Bitcoin’s bull trend is likely the result of new money coming into the markets. We all know that a limited supply of bitcoin has implications. One of these implications is that new market demand can increase buying pressure on the price. With the current halving of mining rewards the creation of new coins are reduced, which adds to the scarcity. Unlike the parabolic bull market of 2013 the current trend is more stable.
Bitcoin is the oldest and most secure blockchain in the world. After seven years of existence, investors and financial planners are starting to take Bitcoin a little more seriously. Without precedence it was risky for traditional investors to get skin in the game. The main appeal of Bitcoin is that it’s proven to be a long term store of value and uncorrelated asset.
Hedging Through Diversification
The most common long term investment strategy is to hedge through diversification. The best way to do that is to build your portfolio with a mixed correlation of asset classes. Correlation is the price relationship between one asset to another.
There are three main classifications:
- Positive correlation = assets that move together
- Negative correlation = assets that move in opposition
- Uncorrelated = assets that have no price relationship to other assets
Bitcoin as an Uncorrelated Asset
Long term investors are looking at bitcoin because it’s the perfect uncorrelated asset. Bitcoin is an investment that’s completely outside of the traditional markets and has no price correlation to legacy assets.
During the 2009 economic meltdown most portfolios took a severe beating.

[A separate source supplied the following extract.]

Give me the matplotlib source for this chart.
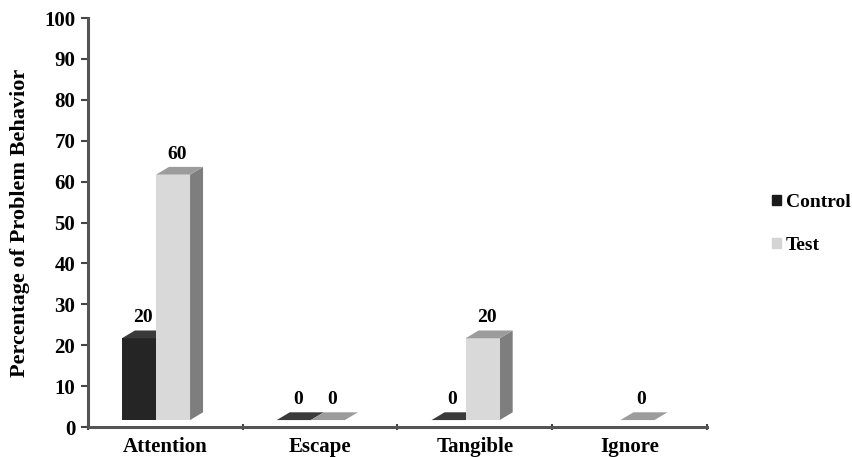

In the event of another financial disaster, an investment like bitcoin could help offset any losses. It’s also possible that bitcoin could thrive in economic uncertainty with aggressive price gains.
Investors and portfolio managers know it’s difficult to find true uncorrelated assets, which is why they are looking at bitcoin. The biggest problem with owning bitcoin is keeping the private keys secure. Hopefully soon, we’ll see bitcoin packaged in traditional investment vehicles like ETFs. When this happens, I think more portfolios will look for exposure.
Disclaimer: Not meant as financial advice.